Yes! It’s been a long time coming, but big news today –
OK, not as big as I would like, but, significant.
From the Wall Street Journal:
The Trump administration indicated Tuesday it is considering allowing more Americans to erase student debt in bankruptcy.
Consumer lawyer friends of mine are surprised. Well, so
The Trump administration can’t change the law without congressional approval. But it can decide how aggressively to fight a borrower’s request to cancel loans in court. The government, the nation’s primary student lender, has traditionally fought such efforts, since any failure to repay loans comes at a cost to taxpayers.
Uh, yeah. I am one of the few attorneys who handles these cases, There are astoundingly few of them, but, of course, people in bankruptcy tend to be broke and not have money for attorney fees to sue the government.
Which never runs out of lawyers.
And almost half of the cases to discharge student loan debt in bankruptcy court are in pro per, which is Latin for
“I cannot afford a lawyer so I am doing it myself.”
A Wall Street Journal analysis found that fewer than 500 people attempted to extinguish student debt last year, when roughly 766,000 individuals and couples filed for bankruptcy. The number of cancellation attempts has fallen by 45% since 2010 as fewer people filed for bankruptcy and as repayment programs for federal student loans grew in popularity.
What Can You D?
The Department of Education is soliciting input. So, tell them what you think.
Better yet, tell them what I think, which is on this blog all the time.
But I will repeat myself below.
Here is the link to the DOE: https://drive.google.com/file/d/1YhT6OP9erxo8IkWZm9ykc5DchCcFi23u/view
Needed Student Loan Reforms
The President cannot change the law by himself. This seems to be news to some of them.
Anyway, the Department of Education (DOE) is part of the executive branch, as is the Department of Justice. (DOJ)
The DOJ represents the DOE defending adversary proceedings brought in bankruptcy court to discharge student loan debt.
So, if the DOJ stops arguing about every student loan dollar, if it changes the Draconian standard used by most Courts to judge these cases, that is a big deal and moves the needle, as they say.
The 7th Circuit has an impossible standard, basically a certainty of hopelessness. That is not what Congress said in the statute, which uses the term “undue hardship”.

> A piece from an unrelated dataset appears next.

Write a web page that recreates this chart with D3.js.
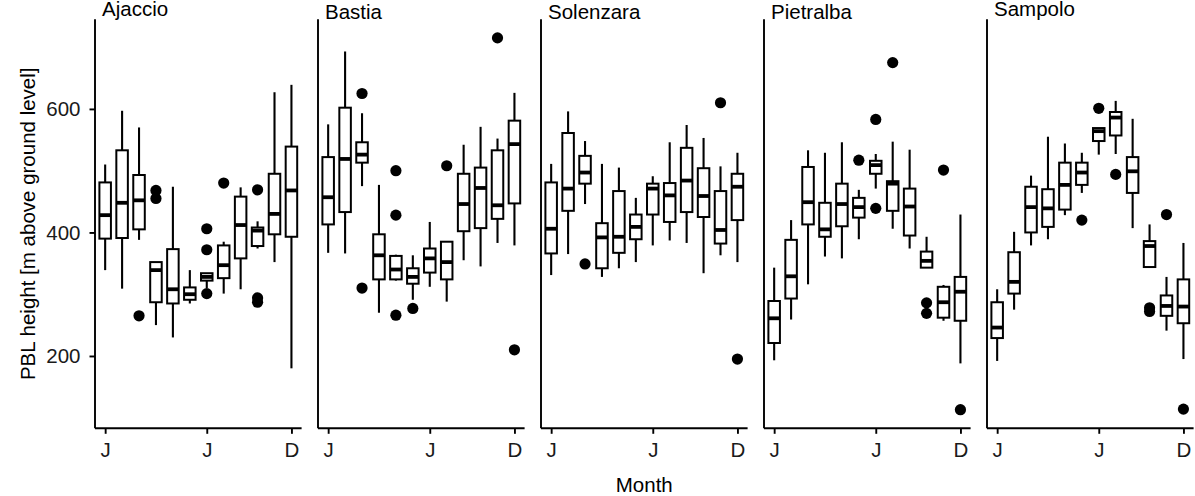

Most Courts use the Brunner test, 3 prongs.
One is good faith effort to repay, which looks at what you did before the bankruptcy. Did you just get out of school? Did you decide you do not want to be a doctor after all , and just dig ditches? That is, lowered your income voluntarily. Did you go from one deferment to another, kicking the can down the road?
That one is not so bad.
The second prong is “that additional circumstances exist indicating that this state of affairs is likely to persist for a significant portion of the repayment period of the student loans;”
What the heck does “additional circumstances” mean? This should be eliminated.
The last is “that the debtor cannot maintain, based on current income and expenses, a “minimal” standard of living for herself and her dependents if forced to repay the loans”
Courts have gone hog wild with “minimal”, which, again, is not in the statute.
They have held that debtors should sell their home and get cheaper accommodations, that cable and internet expenses are not needed, and so on.
It should also be clear that the ability to qualify for one of the income based repayment plans is NOT grounds to deny discharge of student loan debt.
The government always says, hey, this debtor could get in one of those plans and make minimal payments, and get any balance forgiven.
True as far as it goes, but only after 25 or 30 years, and any forgiven balance is taxable income.
I have more suggestions, but have gone on too long already.